James Levine’s 2009 Tanglewood season opens on July 3 with Yefim Bronfman in an all-Tchaikovsky program, to be followed at the end of that month by five more BSO programs, the annual “Tanglewood on Parade,” and, with the Tanglewood Music Center Orchestra, a concert performance of the third act of Die Meistersinger von Nürnberg and staged performances in the Copland Theatre of Don Giovanni.
The BSO recently released the first four in a new series of recordings made in live performances in Symphony Hall, including Mahler’s Sixth Symphony, Ravel’s Daphnis et Chloë, William Bolcom’s new Eighth Symphony, and the Brahms German Requiem.
Lang Lang, Piano
Twenty-six-year-old pianist Lang Lang makes his debut with the MET Orchestra at tonight’s performance. He has played sold-out recitals and concerts in every major city in the world, and is the first Chinese pianist to be engaged by the Berliner Philharmoniker, the Vienna Philharmonic, and many of the top American orchestras.

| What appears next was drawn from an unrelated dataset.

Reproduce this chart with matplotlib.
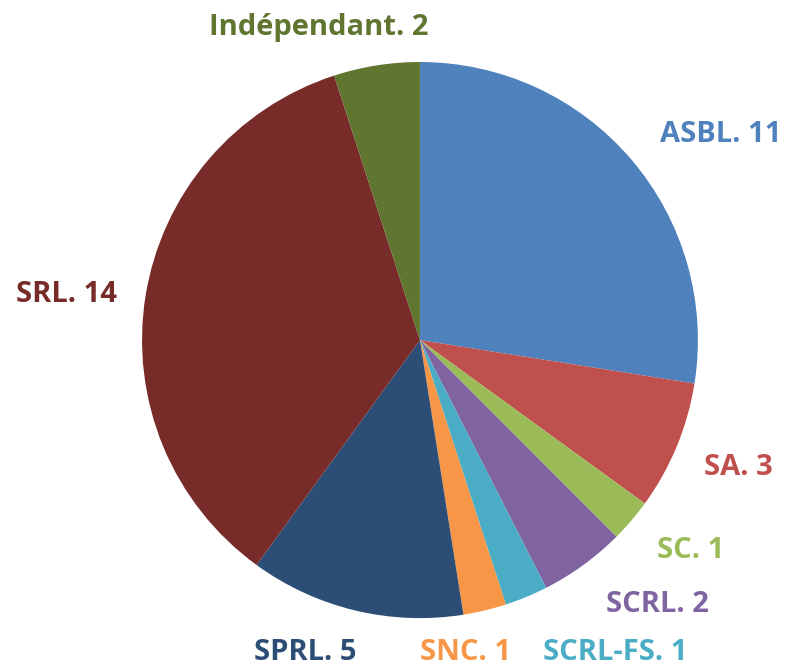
import matplotlib
matplotlib.use("Agg")
import matplotlib.pyplot as plt

# data
labels = ["ASBL", "SA", "SC", "SCRL", "SCRL-FS", "SNC", "SPRL", "SRL", "Indépendant"]
counts = [11, 3, 1, 2, 1, 1, 5, 14, 2]
colors = ["#4F81BD", "#C0504D", "#9BBB59", "#8064A2", "#4BACC6",
          "#F79646", "#2C4D75", "#772C2A", "#5F7530"]

# label positions (pie radius = 1), x centre / baseline
label_pos = [(1.083, 0.712), (1.144, -0.486), (0.975, -0.784), (0.853, -0.978),
             (0.701, -1.151), (0.165, -1.151), (-0.413, -1.151), (-1.273, 0.137),
             (-0.363, 1.097)]

plt.rcParams['font.family'] = ['Open Sans', 'DejaVu Sans']

fig = plt.figure(figsize=(7.86, 6.69), dpi=100)
ax = fig.add_axes([0, 0, 1, 1])
ax.pie(counts, colors=colors, startangle=90, counterclock=False,
       radius=1, center=(0, 0), frame=True)
ax.set_xlim(-1.511, 1.317)
ax.set_ylim(-1.183, 1.223)
ax.set_aspect('auto')
ax.axis('off')

for lab, n, c, (x, y) in zip(labels, counts, colors, label_pos):
    ax.text(x, y, f"{lab}. {n}", color=c, fontsize=21, fontweight='bold',
            ha='center', va='baseline')

fig.savefig("out.png", dpi=100)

Starting with the current season, Lang Lang is focusing on education and outreach programs for the involvement of children in music with residencies in six cities—Chicago, Toronto, San Francisco, London, Rome, and Stockholm. He also gives master classes regularly throughout the world including at Juilliard, the Curtis Institute of Music, Manhattan School of Music, and Hannover Conservatory, as well as at the top conservatories of China. His numerous educational and outreach events are organized in cooperation with the Lang Lang International Music Foundation launched last year to support young talent and develop new audiences worldwide.
In 2008, over five billion people viewed Lang Lang’s performance in the Opening Ceremonies of the Beijing Olympics, and tens of thousands of people enjoyed his performances in open-air concerts throughout the world. He also appeared with jazz pianist Herbie Hancock at the 50th Grammy Awards in a performance that was broadcast live to 45 million viewers worldwide.
Lang Lang began playing piano at the age of three and within two years was the winner of the Shenyang competition and gave his first public recital. He entered Beijing’s Central Music Conservatory at age nine, received first prize at the Tchaikovsky International Young Musicians Competition, and played the complete Chopin Études at the Beijing Concert Hall at age 13. He was appointed International Goodwill Ambassador for UNICEF in 2004, is Chairman of the Montblanc de la Culture Arts Patronage Award Project, and serves on the Weill Music Institute Advisory Committee as part of Carnegie Hall’s educational program.
Lang Lang records exclusively for Deutsche Grammophon / Universal, and every CD he has made has entered the top classical charts as well as many pop charts around the globe. He received The Recording Academy’s 2007 Presidential Merit Award, was named the Academy’s 2008 Grammy Cultural Ambassador to China, and is the first Ambassador of the YouTube Symphony Orchestra.